KABARLAH.COM, Pekanbaru – Ada fakta pahit sekaligus mengundang kekhawatiran menyimak hasil jajak pendapat yang dilakukan oleh Lembaga Riau Research Center (R2C). Pengakuan sejumlah mahasiswa yang berasal dari berbagai perguruan tinggi dan sekolah tinggi di Provinsi Riau diantaranya Universitas Riau, Universitas Islam Negeri Sultan Syarif Kasim Riau, Politeknik Caltex Riau, dan Universitas Islam Riau, menyatakan cukup banyak mahasiswa terjerumus perjudian online dan pinjaman online. “Kedua perilaku ini dianggap destruktif dan mengancam masa depan anak muda,” ujar Ketua R2C, Adlin Sambuaga sebagaimana dikutip dari media massa. Temuan dikatakan pahit sebab responden yang terlibat dalam jajak pendapat mengaku bahwa untuk biaya kuliah dan biaya hidup, mereka masih sepenuhnya bergantung pada orang tua atau keluarga.
Fenomena mahasiswa dan judi online menggenapi fakta yang telah diberitakan sebelumnya bahwa Indonesia menempat peringkat teratas pemain judi slot dan gacor. Cuman kini level keprihatinan meningkat asbab judi online dan Pinjol mengancam mentalitas generasi masa depan bangsa. Namun pada kesempatan kali ini kami lebih menyoroti kasus Pinjol. Sejumlah alasan mendasari. Pertama, Pinjol membuka dan memberi jalan seseorang terjerembab lebih dalam ke aktivitas merugikan diri sendiri termasuk judi online. Kejadian bukan hanya menimpa mahasiswa Riau. Pernah diberitakan ratusan mahasiswa kampus IPB terjerat pinjol hingga miliaran. Bahkan seorang mahasiswa UI tega mencuri dan membunuh temannya untuk membayar utang Pinjol. Kedua, judi online masih dapat diupayakan lewat pemblokiran dan mematikan situs judi online. Sedangkan Pinjol lebih kompleks. Okelah kalau Pinjolnya ilegal, bisa ditindak. Tapi kan banyak juga yang legal dan secara regulasi aktivitas Pinjol legal sah-sah saja selagi memenuhi ketentuan berlaku. Di sini dilemanya.
Edukasi Dini
Sekali lagi, menindak Pinjol ilegal relatif mudah asal disertai kemauan.

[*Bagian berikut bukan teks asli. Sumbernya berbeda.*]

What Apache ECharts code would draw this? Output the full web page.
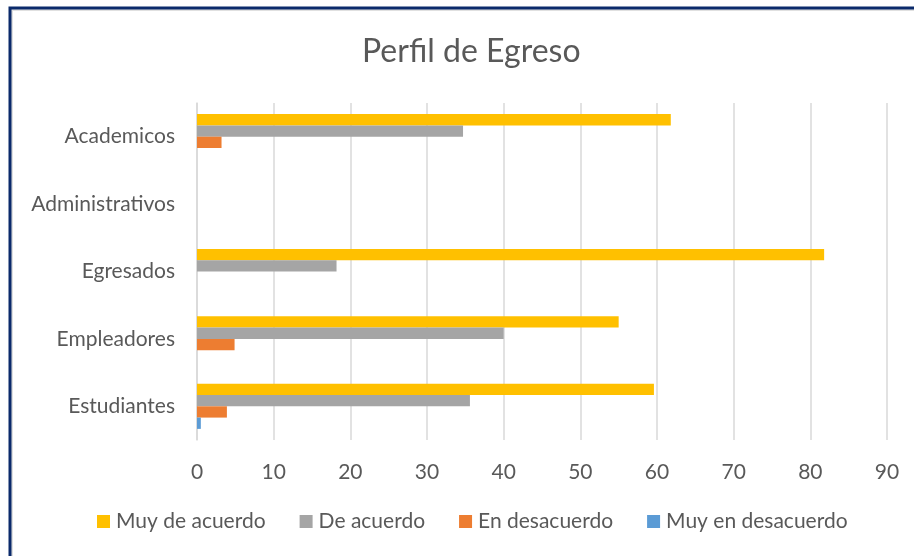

Tapi yang legal terus tumbuh dan berkembang. Memang pada dasarnya Pinjol serupa pinjam-meminjam ke lembaga keuangan. Bedanya intervensi atau penggunaan teknologi. Tujuan idealnya memudahkan urusan administrasi dan menyajikan solusi finansial praktis dan bebas ribet. Yang tak ideal cara pemanfaatannya. Banyak pengguna ketagihan memakai jasa Pinjol untuk memuaskan keinginan bukan kebutuhan. Alhasil larinya lebih ke konsumerisme dan melayani gaya hidup (hedon). Sederhananya berpikir singkat untuk mendapatkan uang tambahan atau ingin merasakan hidup seperti orang kaya di usia muda. Setelah terjebak utang akhirnya Pinjol menjadi skema Ponzi: gali lubang tutup lubang. Meminjam ke satu pinjol untuk lunasi pinjaman ke pinjol lain. Keadaan ini kemudian dimanfaatkan sejumlah perusahaan Pinjol melakukan praktik mirip rentenir.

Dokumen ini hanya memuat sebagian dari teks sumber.